Leave out the pictures and reproduce all of the data exactly.

----------

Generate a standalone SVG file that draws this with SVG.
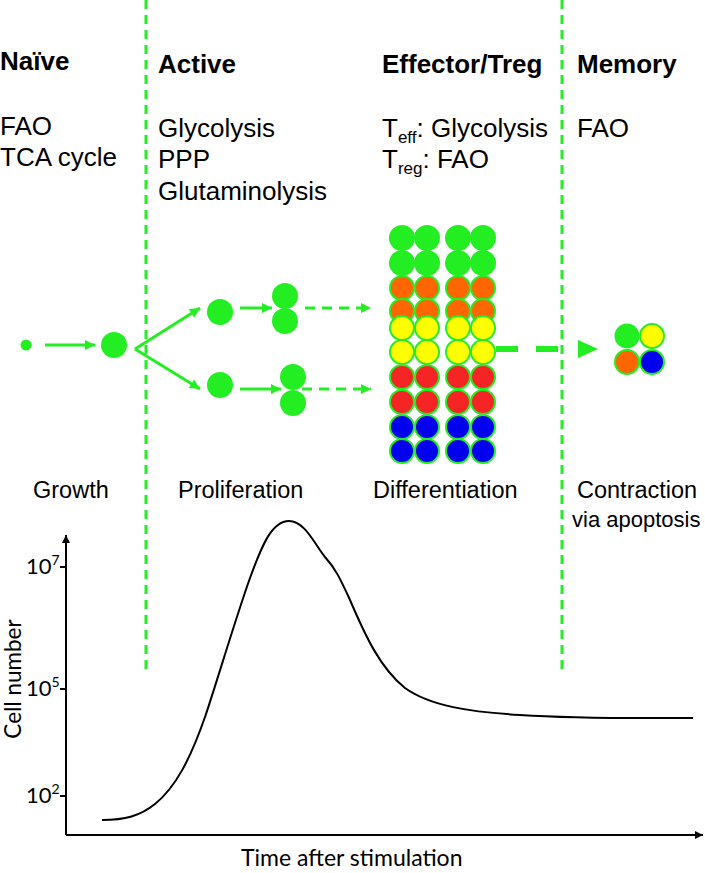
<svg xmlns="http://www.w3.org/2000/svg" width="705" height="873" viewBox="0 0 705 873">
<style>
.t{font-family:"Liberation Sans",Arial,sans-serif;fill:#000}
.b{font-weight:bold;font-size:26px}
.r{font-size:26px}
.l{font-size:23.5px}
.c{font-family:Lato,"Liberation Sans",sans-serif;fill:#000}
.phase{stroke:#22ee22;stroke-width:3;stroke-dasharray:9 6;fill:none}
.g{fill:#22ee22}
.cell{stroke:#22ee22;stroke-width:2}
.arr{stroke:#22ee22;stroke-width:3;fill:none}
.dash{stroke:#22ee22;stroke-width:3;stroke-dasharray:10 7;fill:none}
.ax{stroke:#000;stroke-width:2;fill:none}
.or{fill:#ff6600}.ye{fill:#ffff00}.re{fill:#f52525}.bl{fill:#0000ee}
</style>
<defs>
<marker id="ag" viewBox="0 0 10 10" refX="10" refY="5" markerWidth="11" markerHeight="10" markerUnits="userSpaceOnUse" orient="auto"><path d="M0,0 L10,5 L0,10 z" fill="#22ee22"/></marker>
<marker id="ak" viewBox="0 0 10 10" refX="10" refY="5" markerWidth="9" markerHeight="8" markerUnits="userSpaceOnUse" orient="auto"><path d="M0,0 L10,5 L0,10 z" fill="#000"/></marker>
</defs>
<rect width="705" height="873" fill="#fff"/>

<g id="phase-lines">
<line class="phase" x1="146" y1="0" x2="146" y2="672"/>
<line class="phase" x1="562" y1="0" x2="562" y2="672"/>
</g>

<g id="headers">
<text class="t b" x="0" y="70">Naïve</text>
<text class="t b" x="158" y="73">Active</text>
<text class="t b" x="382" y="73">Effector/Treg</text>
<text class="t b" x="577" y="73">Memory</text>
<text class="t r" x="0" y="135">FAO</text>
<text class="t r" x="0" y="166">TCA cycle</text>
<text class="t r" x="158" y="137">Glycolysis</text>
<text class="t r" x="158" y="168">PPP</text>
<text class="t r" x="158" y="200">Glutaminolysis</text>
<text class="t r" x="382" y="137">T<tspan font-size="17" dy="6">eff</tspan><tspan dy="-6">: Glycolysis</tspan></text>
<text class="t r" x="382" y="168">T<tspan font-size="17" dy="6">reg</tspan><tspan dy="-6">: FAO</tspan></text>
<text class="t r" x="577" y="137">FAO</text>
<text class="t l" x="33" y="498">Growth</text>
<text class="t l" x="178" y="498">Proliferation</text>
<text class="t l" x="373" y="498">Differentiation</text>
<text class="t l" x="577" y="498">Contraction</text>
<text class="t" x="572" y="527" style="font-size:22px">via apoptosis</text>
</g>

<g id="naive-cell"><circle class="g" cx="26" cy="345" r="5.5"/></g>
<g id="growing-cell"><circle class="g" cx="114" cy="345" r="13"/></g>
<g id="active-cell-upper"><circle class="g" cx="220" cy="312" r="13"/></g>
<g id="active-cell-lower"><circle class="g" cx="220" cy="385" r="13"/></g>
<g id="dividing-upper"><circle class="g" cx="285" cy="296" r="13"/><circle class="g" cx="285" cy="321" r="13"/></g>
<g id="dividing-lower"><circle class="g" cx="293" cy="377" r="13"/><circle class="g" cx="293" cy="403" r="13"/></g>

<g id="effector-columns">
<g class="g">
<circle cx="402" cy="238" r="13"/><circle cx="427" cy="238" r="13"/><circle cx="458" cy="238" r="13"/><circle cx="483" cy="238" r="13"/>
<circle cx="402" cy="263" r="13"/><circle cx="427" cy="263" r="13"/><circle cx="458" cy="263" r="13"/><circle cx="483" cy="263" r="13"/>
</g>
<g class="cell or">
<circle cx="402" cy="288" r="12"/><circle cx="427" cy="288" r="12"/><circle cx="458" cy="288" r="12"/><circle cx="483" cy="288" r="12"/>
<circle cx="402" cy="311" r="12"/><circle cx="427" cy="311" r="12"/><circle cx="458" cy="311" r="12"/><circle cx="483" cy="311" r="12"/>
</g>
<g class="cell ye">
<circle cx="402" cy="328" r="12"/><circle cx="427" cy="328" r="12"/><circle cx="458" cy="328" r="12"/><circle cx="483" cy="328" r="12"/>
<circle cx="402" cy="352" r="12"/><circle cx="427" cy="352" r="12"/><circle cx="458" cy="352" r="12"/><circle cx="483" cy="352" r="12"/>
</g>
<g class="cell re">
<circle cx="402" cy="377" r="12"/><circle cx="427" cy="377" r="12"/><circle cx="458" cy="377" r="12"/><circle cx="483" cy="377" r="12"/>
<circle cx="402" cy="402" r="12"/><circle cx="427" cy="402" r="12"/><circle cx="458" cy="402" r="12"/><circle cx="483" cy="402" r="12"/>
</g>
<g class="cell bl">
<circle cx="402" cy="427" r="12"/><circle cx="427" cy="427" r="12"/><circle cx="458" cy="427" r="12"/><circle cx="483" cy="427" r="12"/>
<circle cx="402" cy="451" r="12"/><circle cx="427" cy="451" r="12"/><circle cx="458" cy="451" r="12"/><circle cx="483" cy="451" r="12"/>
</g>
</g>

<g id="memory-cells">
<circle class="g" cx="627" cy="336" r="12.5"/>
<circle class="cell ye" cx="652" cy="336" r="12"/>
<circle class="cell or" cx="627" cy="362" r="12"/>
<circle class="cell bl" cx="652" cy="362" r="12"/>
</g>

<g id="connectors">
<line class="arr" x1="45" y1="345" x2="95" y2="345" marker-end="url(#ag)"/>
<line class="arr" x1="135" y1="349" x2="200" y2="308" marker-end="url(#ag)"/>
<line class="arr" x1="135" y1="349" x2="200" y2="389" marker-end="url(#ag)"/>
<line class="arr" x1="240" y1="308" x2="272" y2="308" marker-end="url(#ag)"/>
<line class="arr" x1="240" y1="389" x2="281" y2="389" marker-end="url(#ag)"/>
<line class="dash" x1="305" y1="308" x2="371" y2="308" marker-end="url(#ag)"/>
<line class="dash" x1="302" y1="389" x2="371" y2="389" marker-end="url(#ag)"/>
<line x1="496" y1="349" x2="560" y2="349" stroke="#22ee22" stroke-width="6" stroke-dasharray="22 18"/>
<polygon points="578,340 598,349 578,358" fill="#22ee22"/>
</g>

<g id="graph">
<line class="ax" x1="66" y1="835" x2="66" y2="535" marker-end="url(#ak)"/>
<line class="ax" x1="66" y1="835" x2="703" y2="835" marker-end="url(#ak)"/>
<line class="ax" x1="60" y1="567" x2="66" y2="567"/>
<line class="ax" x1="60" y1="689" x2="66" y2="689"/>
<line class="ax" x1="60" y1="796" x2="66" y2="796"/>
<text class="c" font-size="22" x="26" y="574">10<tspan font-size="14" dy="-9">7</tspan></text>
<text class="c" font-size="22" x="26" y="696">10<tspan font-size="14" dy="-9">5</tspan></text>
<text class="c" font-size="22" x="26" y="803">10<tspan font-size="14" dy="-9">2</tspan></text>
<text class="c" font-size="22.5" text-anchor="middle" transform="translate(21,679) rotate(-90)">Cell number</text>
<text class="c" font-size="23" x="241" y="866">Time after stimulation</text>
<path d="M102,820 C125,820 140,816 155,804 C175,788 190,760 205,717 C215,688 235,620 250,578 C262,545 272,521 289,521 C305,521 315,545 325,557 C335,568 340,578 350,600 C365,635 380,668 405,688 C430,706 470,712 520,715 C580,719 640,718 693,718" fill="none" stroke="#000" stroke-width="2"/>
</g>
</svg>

----------

◆ Written response ◆
Generate a standalone SVG file that draws this with SVG.
<svg xmlns="http://www.w3.org/2000/svg" width="705" height="873" viewBox="0 0 705 873">
<style>
.t{font-family:"Liberation Sans",Arial,sans-serif;fill:#000}
.b{font-weight:bold;font-size:26px}
.r{font-size:26px}
.l{font-size:23.5px}
.c{font-family:Lato,"Liberation Sans",sans-serif;fill:#000}
.phase{stroke:#22ee22;stroke-width:3;stroke-dasharray:9 6;fill:none}
.g{fill:#22ee22}
.cell{stroke:#22ee22;stroke-width:2}
.arr{stroke:#22ee22;stroke-width:3;fill:none}
.dash{stroke:#22ee22;stroke-width:3;stroke-dasharray:10 7;fill:none}
.ax{stroke:#000;stroke-width:2;fill:none}
.or{fill:#ff6600}.ye{fill:#ffff00}.re{fill:#f52525}.bl{fill:#0000ee}
</style>
<defs>
<marker id="ag" viewBox="0 0 10 10" refX="10" refY="5" markerWidth="11" markerHeight="10" markerUnits="userSpaceOnUse" orient="auto"><path d="M0,0 L10,5 L0,10 z" fill="#22ee22"/></marker>
<marker id="ak" viewBox="0 0 10 10" refX="10" refY="5" markerWidth="9" markerHeight="8" markerUnits="userSpaceOnUse" orient="auto"><path d="M0,0 L10,5 L0,10 z" fill="#000"/></marker>
</defs>
<rect width="705" height="873" fill="#fff"/>

<g id="phase-lines">
<line class="phase" x1="146" y1="0" x2="146" y2="672"/>
<line class="phase" x1="562" y1="0" x2="562" y2="672"/>
</g>

<g id="headers">
<text class="t b" x="0" y="70">Naïve</text>
<text class="t b" x="158" y="73">Active</text>
<text class="t b" x="382" y="73">Effector/Treg</text>
<text class="t b" x="577" y="73">Memory</text>
<text class="t r" x="0" y="135">FAO</text>
<text class="t r" x="0" y="166">TCA cycle</text>
<text class="t r" x="158" y="137">Glycolysis</text>
<text class="t r" x="158" y="168">PPP</text>
<text class="t r" x="158" y="200">Glutaminolysis</text>
<text class="t r" x="382" y="137">T<tspan font-size="17" dy="6">eff</tspan><tspan dy="-6">: Glycolysis</tspan></text>
<text class="t r" x="382" y="168">T<tspan font-size="17" dy="6">reg</tspan><tspan dy="-6">: FAO</tspan></text>
<text class="t r" x="577" y="137">FAO</text>
<text class="t l" x="33" y="498">Growth</text>
<text class="t l" x="178" y="498">Proliferation</text>
<text class="t l" x="373" y="498">Differentiation</text>
<text class="t l" x="577" y="498">Contraction</text>
<text class="t" x="572" y="527" style="font-size:22px">via apoptosis</text>
</g>

<g id="naive-cell"><circle class="g" cx="26" cy="345" r="5.5"/></g>
<g id="growing-cell"><circle class="g" cx="114" cy="345" r="13"/></g>
<g id="active-cell-upper"><circle class="g" cx="220" cy="312" r="13"/></g>
<g id="active-cell-lower"><circle class="g" cx="220" cy="385" r="13"/></g>
<g id="dividing-upper"><circle class="g" cx="285" cy="296" r="13"/><circle class="g" cx="285" cy="321" r="13"/></g>
<g id="dividing-lower"><circle class="g" cx="293" cy="377" r="13"/><circle class="g" cx="293" cy="403" r="13"/></g>

<g id="effector-columns">
<g class="g">
<circle cx="402" cy="238" r="13"/><circle cx="427" cy="238" r="13"/><circle cx="458" cy="238" r="13"/><circle cx="483" cy="238" r="13"/>
<circle cx="402" cy="263" r="13"/><circle cx="427" cy="263" r="13"/><circle cx="458" cy="263" r="13"/><circle cx="483" cy="263" r="13"/>
</g>
<g class="cell or">
<circle cx="402" cy="288" r="12"/><circle cx="427" cy="288" r="12"/><circle cx="458" cy="288" r="12"/><circle cx="483" cy="288" r="12"/>
<circle cx="402" cy="311" r="12"/><circle cx="427" cy="311" r="12"/><circle cx="458" cy="311" r="12"/><circle cx="483" cy="311" r="12"/>
</g>
<g class="cell ye">
<circle cx="402" cy="328" r="12"/><circle cx="427" cy="328" r="12"/><circle cx="458" cy="328" r="12"/><circle cx="483" cy="328" r="12"/>
<circle cx="402" cy="352" r="12"/><circle cx="427" cy="352" r="12"/><circle cx="458" cy="352" r="12"/><circle cx="483" cy="352" r="12"/>
</g>
<g class="cell re">
<circle cx="402" cy="377" r="12"/><circle cx="427" cy="377" r="12"/><circle cx="458" cy="377" r="12"/><circle cx="483" cy="377" r="12"/>
<circle cx="402" cy="402" r="12"/><circle cx="427" cy="402" r="12"/><circle cx="458" cy="402" r="12"/><circle cx="483" cy="402" r="12"/>
</g>
<g class="cell bl">
<circle cx="402" cy="427" r="12"/><circle cx="427" cy="427" r="12"/><circle cx="458" cy="427" r="12"/><circle cx="483" cy="427" r="12"/>
<circle cx="402" cy="451" r="12"/><circle cx="427" cy="451" r="12"/><circle cx="458" cy="451" r="12"/><circle cx="483" cy="451" r="12"/>
</g>
</g>

<g id="memory-cells">
<circle class="g" cx="627" cy="336" r="12.5"/>
<circle class="cell ye" cx="652" cy="336" r="12"/>
<circle class="cell or" cx="627" cy="362" r="12"/>
<circle class="cell bl" cx="652" cy="362" r="12"/>
</g>

<g id="connectors">
<line class="arr" x1="45" y1="345" x2="95" y2="345" marker-end="url(#ag)"/>
<line class="arr" x1="135" y1="349" x2="200" y2="308" marker-end="url(#ag)"/>
<line class="arr" x1="135" y1="349" x2="200" y2="389" marker-end="url(#ag)"/>
<line class="arr" x1="240" y1="308" x2="272" y2="308" marker-end="url(#ag)"/>
<line class="arr" x1="240" y1="389" x2="281" y2="389" marker-end="url(#ag)"/>
<line class="dash" x1="305" y1="308" x2="371" y2="308" marker-end="url(#ag)"/>
<line class="dash" x1="302" y1="389" x2="371" y2="389" marker-end="url(#ag)"/>
<line x1="496" y1="349" x2="560" y2="349" stroke="#22ee22" stroke-width="6" stroke-dasharray="22 18"/>
<polygon points="578,340 598,349 578,358" fill="#22ee22"/>
</g>

<g id="graph">
<line class="ax" x1="66" y1="835" x2="66" y2="535" marker-end="url(#ak)"/>
<line class="ax" x1="66" y1="835" x2="703" y2="835" marker-end="url(#ak)"/>
<line class="ax" x1="60" y1="567" x2="66" y2="567"/>
<line class="ax" x1="60" y1="689" x2="66" y2="689"/>
<line class="ax" x1="60" y1="796" x2="66" y2="796"/>
<text class="c" font-size="22" x="26" y="574">10<tspan font-size="14" dy="-9">7</tspan></text>
<text class="c" font-size="22" x="26" y="696">10<tspan font-size="14" dy="-9">5</tspan></text>
<text class="c" font-size="22" x="26" y="803">10<tspan font-size="14" dy="-9">2</tspan></text>
<text class="c" font-size="22.5" text-anchor="middle" transform="translate(21,679) rotate(-90)">Cell number</text>
<text class="c" font-size="23" x="241" y="866">Time after stimulation</text>
<path d="M102,820 C125,820 140,816 155,804 C175,788 190,760 205,717 C215,688 235,620 250,578 C262,545 272,521 289,521 C305,521 315,545 325,557 C335,568 340,578 350,600 C365,635 380,668 405,688 C430,706 470,712 520,715 C580,719 640,718 693,718" fill="none" stroke="#000" stroke-width="2"/>
</g>
</svg>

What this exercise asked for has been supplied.